> _Input rows_:

-*-*-

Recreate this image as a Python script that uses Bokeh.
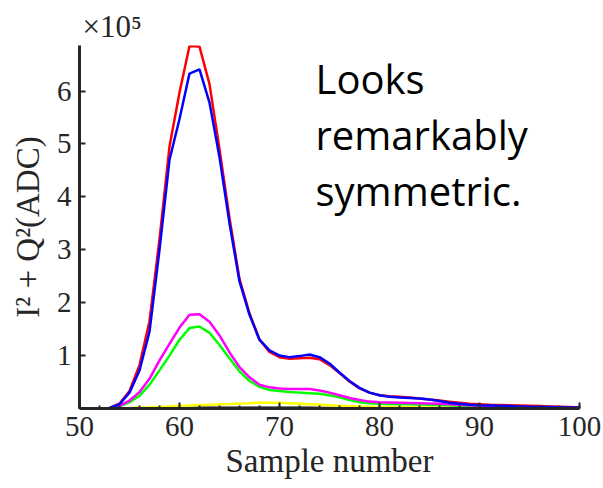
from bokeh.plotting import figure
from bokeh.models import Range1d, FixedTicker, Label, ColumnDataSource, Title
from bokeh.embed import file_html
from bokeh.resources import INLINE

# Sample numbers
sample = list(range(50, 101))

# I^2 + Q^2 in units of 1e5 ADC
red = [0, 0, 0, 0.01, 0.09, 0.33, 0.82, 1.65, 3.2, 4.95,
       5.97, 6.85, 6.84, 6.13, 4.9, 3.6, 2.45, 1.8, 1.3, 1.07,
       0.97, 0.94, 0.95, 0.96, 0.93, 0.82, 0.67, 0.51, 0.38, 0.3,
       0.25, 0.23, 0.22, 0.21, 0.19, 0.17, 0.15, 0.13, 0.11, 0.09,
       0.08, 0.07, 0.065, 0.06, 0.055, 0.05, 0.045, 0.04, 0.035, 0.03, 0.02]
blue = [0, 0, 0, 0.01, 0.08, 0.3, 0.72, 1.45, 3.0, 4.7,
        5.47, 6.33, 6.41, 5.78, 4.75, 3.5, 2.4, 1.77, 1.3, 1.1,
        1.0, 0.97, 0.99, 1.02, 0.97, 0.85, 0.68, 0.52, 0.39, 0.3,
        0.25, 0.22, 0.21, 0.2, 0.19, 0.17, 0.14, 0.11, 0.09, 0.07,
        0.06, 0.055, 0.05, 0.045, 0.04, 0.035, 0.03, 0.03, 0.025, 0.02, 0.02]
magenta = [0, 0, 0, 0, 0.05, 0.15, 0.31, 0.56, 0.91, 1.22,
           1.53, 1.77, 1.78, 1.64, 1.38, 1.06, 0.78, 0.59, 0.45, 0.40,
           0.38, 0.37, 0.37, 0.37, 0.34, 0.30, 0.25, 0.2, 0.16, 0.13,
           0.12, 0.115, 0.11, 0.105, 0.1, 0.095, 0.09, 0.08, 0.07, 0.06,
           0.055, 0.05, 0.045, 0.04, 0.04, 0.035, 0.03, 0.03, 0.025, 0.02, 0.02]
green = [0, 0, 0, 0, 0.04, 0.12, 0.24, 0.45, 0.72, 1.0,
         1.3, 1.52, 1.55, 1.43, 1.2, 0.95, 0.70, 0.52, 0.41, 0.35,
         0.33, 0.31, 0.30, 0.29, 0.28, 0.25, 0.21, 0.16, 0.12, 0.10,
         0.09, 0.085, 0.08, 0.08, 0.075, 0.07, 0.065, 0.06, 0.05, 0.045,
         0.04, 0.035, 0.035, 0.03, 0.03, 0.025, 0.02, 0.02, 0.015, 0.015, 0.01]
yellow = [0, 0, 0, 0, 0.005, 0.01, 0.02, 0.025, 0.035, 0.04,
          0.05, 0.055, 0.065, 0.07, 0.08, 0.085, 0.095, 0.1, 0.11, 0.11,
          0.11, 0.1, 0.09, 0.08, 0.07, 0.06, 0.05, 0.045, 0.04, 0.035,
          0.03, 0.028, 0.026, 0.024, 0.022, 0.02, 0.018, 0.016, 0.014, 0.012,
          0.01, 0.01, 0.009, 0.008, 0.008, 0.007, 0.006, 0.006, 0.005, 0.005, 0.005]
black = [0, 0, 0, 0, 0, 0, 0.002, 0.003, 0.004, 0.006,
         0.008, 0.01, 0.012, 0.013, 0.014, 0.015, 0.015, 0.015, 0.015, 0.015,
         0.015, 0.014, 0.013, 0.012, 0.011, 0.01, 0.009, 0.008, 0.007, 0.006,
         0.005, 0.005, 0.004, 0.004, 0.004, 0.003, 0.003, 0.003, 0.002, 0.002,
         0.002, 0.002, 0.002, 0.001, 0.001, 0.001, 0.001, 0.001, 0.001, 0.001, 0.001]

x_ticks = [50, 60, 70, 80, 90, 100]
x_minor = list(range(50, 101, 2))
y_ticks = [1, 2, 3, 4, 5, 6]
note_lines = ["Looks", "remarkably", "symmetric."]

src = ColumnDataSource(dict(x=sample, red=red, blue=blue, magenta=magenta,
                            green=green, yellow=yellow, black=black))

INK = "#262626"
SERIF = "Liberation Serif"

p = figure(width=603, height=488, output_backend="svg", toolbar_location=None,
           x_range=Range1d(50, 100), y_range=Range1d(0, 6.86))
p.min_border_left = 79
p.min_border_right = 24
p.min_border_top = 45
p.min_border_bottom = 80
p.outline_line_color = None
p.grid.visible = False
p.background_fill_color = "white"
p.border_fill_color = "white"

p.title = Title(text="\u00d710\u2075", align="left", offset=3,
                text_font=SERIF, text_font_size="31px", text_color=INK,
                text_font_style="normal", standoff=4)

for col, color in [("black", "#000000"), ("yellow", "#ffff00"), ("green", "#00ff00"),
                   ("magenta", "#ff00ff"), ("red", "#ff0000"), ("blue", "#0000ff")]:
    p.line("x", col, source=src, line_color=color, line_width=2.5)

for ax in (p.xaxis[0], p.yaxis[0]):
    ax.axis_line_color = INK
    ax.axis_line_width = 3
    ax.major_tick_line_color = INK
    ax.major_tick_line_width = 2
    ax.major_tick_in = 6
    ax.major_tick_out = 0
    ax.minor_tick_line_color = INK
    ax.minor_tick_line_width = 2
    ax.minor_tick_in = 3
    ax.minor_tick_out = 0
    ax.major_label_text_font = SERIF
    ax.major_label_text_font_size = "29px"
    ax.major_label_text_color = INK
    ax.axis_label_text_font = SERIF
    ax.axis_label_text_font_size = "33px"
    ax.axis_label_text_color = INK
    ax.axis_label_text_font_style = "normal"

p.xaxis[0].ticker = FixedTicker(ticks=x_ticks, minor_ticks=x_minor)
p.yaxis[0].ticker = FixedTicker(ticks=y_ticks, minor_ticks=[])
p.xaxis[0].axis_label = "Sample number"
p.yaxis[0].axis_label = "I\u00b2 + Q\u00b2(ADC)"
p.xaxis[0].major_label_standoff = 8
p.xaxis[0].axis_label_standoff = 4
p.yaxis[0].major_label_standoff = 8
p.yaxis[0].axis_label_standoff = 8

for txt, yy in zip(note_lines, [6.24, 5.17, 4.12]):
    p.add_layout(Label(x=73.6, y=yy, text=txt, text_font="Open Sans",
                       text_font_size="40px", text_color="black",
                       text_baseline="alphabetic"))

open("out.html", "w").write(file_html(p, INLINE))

-*-*-

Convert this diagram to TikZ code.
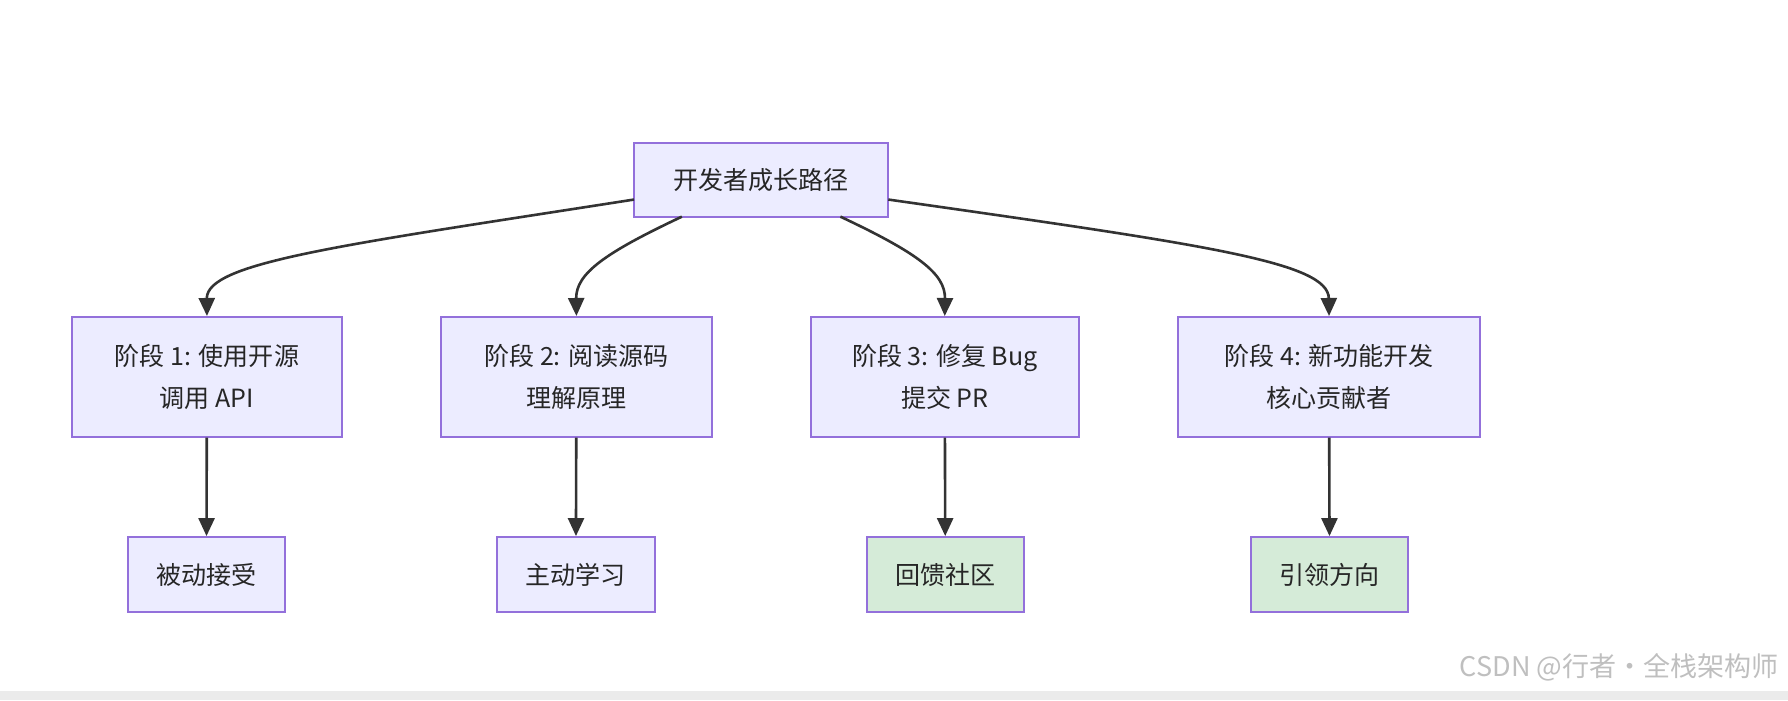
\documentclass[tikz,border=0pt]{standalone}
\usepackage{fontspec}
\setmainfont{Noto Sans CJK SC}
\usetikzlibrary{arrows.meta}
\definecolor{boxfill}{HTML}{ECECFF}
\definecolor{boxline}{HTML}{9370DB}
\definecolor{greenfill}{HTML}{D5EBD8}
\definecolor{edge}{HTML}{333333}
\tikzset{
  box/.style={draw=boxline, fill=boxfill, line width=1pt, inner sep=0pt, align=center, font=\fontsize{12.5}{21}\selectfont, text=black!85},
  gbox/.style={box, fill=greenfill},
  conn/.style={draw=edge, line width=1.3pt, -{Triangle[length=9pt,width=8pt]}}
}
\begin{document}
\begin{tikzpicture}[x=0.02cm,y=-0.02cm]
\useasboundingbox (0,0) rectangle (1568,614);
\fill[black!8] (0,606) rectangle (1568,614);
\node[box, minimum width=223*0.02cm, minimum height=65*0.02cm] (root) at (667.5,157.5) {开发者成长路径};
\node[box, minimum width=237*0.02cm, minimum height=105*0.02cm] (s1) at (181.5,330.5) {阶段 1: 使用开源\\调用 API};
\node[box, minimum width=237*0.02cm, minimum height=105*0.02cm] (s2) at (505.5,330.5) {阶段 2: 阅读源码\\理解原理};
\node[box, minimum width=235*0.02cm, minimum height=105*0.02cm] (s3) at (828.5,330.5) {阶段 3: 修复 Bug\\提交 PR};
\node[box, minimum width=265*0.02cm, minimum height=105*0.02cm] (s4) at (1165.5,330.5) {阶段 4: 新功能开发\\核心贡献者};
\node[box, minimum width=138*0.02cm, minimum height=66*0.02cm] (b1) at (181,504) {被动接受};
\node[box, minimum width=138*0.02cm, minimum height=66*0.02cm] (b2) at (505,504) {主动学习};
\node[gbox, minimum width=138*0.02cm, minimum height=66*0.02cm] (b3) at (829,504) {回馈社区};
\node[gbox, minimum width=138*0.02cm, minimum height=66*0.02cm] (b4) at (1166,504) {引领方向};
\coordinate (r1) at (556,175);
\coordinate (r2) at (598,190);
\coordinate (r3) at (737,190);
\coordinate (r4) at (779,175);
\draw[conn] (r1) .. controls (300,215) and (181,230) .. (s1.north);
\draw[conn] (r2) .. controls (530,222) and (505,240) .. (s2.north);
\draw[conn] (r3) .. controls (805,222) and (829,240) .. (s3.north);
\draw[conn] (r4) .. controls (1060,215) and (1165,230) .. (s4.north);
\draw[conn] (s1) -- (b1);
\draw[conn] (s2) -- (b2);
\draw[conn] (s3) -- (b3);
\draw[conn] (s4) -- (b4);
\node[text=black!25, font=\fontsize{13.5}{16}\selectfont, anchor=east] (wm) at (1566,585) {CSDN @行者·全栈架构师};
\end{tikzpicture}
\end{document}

-*-*-

> _Exercise goal_: Using the data above, print only the lines starting at the one with "Recreate this image" and ending at the one with "from bokeh.resources import INLINE", exactly as they stand, minus the pictures.

> _In response_:
Recreate this image as a Python script that uses Bokeh.
from bokeh.plotting import figure
from bokeh.models import Range1d, FixedTicker, Label, ColumnDataSource, Title
from bokeh.embed import file_html
from bokeh.resources import INLINE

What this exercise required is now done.